Pare alquanto singolare che, in questa situazione, a protestare siano gli anticaccia e non i cacciatori piemontesi. Ma è proprio così. Giovedì 23 novembre alcuni gruppi animalisti si sono dati appuntamento davanti al palazzo della Regione per esternare tutta la loro indignazione contro l'apertura anticipata della caccia rispetto alla data prevista precedentemente dalla Regione (30 novembre).
Riapertura che riguarda, badate bene, solo alcuni territori non toccati dagli incendi. Anzi a dire il vero molte altre zone non percorsi dal fuoco rimangono chiusi alle doppiette per volere della Regione, contro il parere degli Atc e dei Comprensori Alpini, che evidentemente non vedono in questo provvedimento alcuna valida ragione che non sia un altro pretesto per mettere i bastoni tra le ruote ai cacciatori. La legge infatti prevede che la caccia si chiuda nelle aree incendiate. Provvedimento regionale o non. E non per una stagione, ma per dieci lunghi anni, a ovvia e giusta tutela del bosco e dei suoi abitanti. Le associazioni chiedevano la sospensione della caccia su tutto il territorio regionale e per tutta la stagione venatoria, ecco il motivo del presidio.

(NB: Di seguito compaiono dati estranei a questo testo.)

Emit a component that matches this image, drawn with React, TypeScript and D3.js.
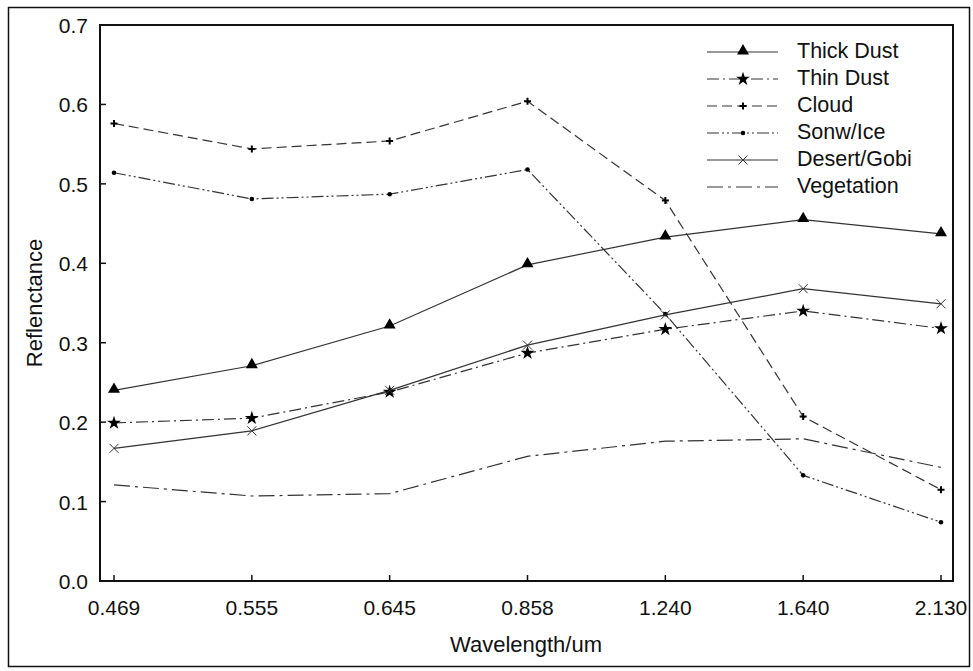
import React, { useEffect, useRef } from 'react';
import * as d3 from 'd3';

const wavelengths = ['0.469', '0.555', '0.645', '0.858', '1.240', '1.640', '2.130'];
const yTicks = [0, 0.1, 0.2, 0.3, 0.4, 0.5, 0.6, 0.7];

const thickDust = [0.240, 0.271, 0.321, 0.398, 0.433, 0.455, 0.437];
const thinDust = [0.199, 0.205, 0.238, 0.287, 0.317, 0.340, 0.318];
const cloud = [0.576, 0.544, 0.554, 0.604, 0.479, 0.207, 0.115];
const snowIce = [0.514, 0.481, 0.487, 0.518, 0.336, 0.133, 0.074];
const desertGobi = [0.167, 0.189, 0.240, 0.297, 0.335, 0.368, 0.349];
const vegetation = [0.121, 0.107, 0.110, 0.157, 0.176, 0.179, 0.143];

type Marker = 'triangle' | 'star' | 'plus' | 'dot' | 'times' | 'none';

interface Series {
  name: string;
  values: number[];
  dash: string | null;
  marker: Marker;
}

const series: Series[] = [
  { name: 'Thick Dust', values: thickDust, dash: null, marker: 'triangle' },
  { name: 'Thin Dust', values: thinDust, dash: '12,4,2,4', marker: 'star' },
  { name: 'Cloud', values: cloud, dash: '10,5', marker: 'plus' },
  { name: 'Sonw/Ice', values: snowIce, dash: '12,3,2,3,2,3', marker: 'dot' },
  { name: 'Desert/Gobi', values: desertGobi, dash: null, marker: 'times' },
  { name: 'Vegetation', values: vegetation, dash: '16,5,3,5', marker: 'none' },
];

const FONT = '"Liberation Sans", Arial, sans-serif';

const App: React.FC = () => {
  const svgRef = useRef<SVGSVGElement>(null);

  useEffect(() => {
    if (!svgRef.current) return;
    document.body.style.margin = '0';

    const plot = { left: 100, right: 953, top: 25, bottom: 581 };

    const svg = d3.select(svgRef.current);
    svg.selectAll('*').remove();

    // outer frame
    svg.append('rect')
      .attr('x', 8.5).attr('y', 7.5)
      .attr('width', 961).attr('height', 659)
      .attr('fill', 'none').attr('stroke', '#111').attr('stroke-width', 1.5);

    const x = d3.scalePoint<string>()
      .domain(wavelengths)
      .range([114, 941]);

    const y = d3.scaleLinear()
      .domain([0, 0.7])
      .range([plot.bottom, plot.top]);

    const g = svg.append('g');

    // ticks point inward
    g.selectAll('.ytick')
      .data(yTicks)
      .enter()
      .append('line')
      .attr('x1', plot.left).attr('x2', plot.left + 6)
      .attr('y1', d => y(d)).attr('y2', d => y(d))
      .attr('stroke', '#111').attr('stroke-width', 1.5);

    g.selectAll('.ylabel')
      .data(yTicks)
      .enter()
      .append('text')
      .attr('x', 88)
      .attr('y', d => y(d) + 8)
      .attr('text-anchor', 'end')
      .attr('font-family', FONT)
      .attr('font-size', 21)
      .attr('fill', '#111')
      .text(d => d.toFixed(1));

    g.selectAll('.xtick')
      .data(wavelengths)
      .enter()
      .append('line')
      .attr('x1', d => x(d)!).attr('x2', d => x(d)!)
      .attr('y1', plot.bottom).attr('y2', plot.bottom - 6)
      .attr('stroke', '#111').attr('stroke-width', 1.5);

    g.selectAll('.xlabel')
      .data(wavelengths)
      .enter()
      .append('text')
      .attr('x', d => x(d)!)
      .attr('y', 615)
      .attr('text-anchor', 'middle')
      .attr('font-family', FONT)
      .attr('font-size', 21)
      .attr('fill', '#111')
      .text(d => d);

    // axis titles
    svg.append('text')
      .attr('x', 526)
      .attr('y', 652)
      .attr('text-anchor', 'middle')
      .attr('font-family', FONT)
      .attr('font-size', 22)
      .attr('fill', '#111')
      .text('Wavelength/um');

    svg.append('text')
      .attr('transform', `translate(42,${(plot.top + plot.bottom) / 2}) rotate(-90)`)
      .attr('text-anchor', 'middle')
      .attr('font-family', FONT)
      .attr('font-size', 22)
      .attr('fill', '#111')
      .text('Reflenctance');

    const drawMarker = (sel: d3.Selection<SVGGElement, unknown, null, undefined>, m: Marker) => {
      if (m === 'triangle') {
        sel.append('path').attr('d', d3.symbol().type(d3.symbolTriangle).size(62)()!)
          .attr('transform', 'translate(0,-1)')
          .attr('fill', '#000');
      } else if (m === 'star') {
        sel.append('path').attr('d', d3.symbol().type(d3.symbolStar).size(60)()!)
          .attr('fill', '#000');
      } else if (m === 'plus') {
        sel.append('path').attr('d', 'M-3.5,0H3.5M0,-3.5V3.5')
          .attr('stroke', '#000').attr('stroke-width', 2);
      } else if (m === 'dot') {
        sel.append('circle').attr('r', 2.3).attr('fill', '#000');
      } else if (m === 'times') {
        sel.append('path').attr('d', 'M-4.5,-4.5L4.5,4.5M-4.5,4.5L4.5,-4.5')
          .attr('stroke', '#333').attr('stroke-width', 1);
      }
    };

    const line = d3.line<number>()
      .x((_, i) => x(wavelengths[i])!)
      .y(d => y(d));

    series.forEach(s => {
      g.append('path')
        .datum(s.values)
        .attr('fill', 'none')
        .attr('stroke', '#333')
        .attr('stroke-width', 1.2)
        .attr('stroke-dasharray', s.dash)
        .attr('d', line);
    });

    series.forEach(s => {
      s.values.forEach((v, i) => {
        const mg = g.append('g').attr('transform', `translate(${x(wavelengths[i])},${y(v)})`);
        drawMarker(mg, s.marker);
      });
    });

    // plot box
    svg.append('rect')
      .attr('x', plot.left).attr('y', plot.top)
      .attr('width', plot.right - plot.left).attr('height', plot.bottom - plot.top)
      .attr('fill', 'none').attr('stroke', '#111').attr('stroke-width', 2);

    // legend
    const legend = svg.append('g').attr('transform', 'translate(707,52)');
    series.forEach((s, i) => {
      const row = legend.append('g').attr('transform', `translate(0,${i * 27})`);
      row.append('line')
        .attr('x1', 0).attr('x2', 71)
        .attr('y1', 0).attr('y2', 0)
        .attr('stroke', '#333').attr('stroke-width', 1.2)
        .attr('stroke-dasharray', s.dash);
      const mg = row.append('g').attr('transform', 'translate(36,0)');
      drawMarker(mg, s.marker);
      row.append('text')
        .attr('x', 90).attr('y', 6)
        .attr('font-family', FONT)
        .attr('font-size', 21.5)
        .attr('fill', '#111')
        .text(s.name);
    });
  }, []);

  return (
    <div style={{ width: 973, height: 671, background: '#fff' }}>
      <svg ref={svgRef} width={973} height={671} style={{ display: 'block' }} />
    </div>
  );
};

export default App;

La caccia dunque resta chiusa nei territori di 19 comuni in provincia di Torino e in 3 aree in provincia di Cuneo fino alla fine della stagione venatoria. "È una storia bella e buona, anzi, una scusa, quella del ripopolamento della fauna. È infatti da ben 17 anni che sul territorio sono state create delle oasi di protezione delle fauna selvatica, proprio per favorirne il ripopolamento" commenta sul quotidiano La Sentinella del Canavese - Guiscardo Gibellini, presidente dei Comprensori Alpini To4 e To5. Gli fa eco il suo vice Giuseppe Pusceddu: "Quella della Regione non è altro che una scelta politica fatta per compiacere quanti hanno in odio la caccia, a partire dagli ambientalisti. E pensare che l’esercizio venatorio rappresenta anche un’attività di gestione ambientale". Quando i dirigenti regionali se ne renderanno conto forse sarà troppo tardi.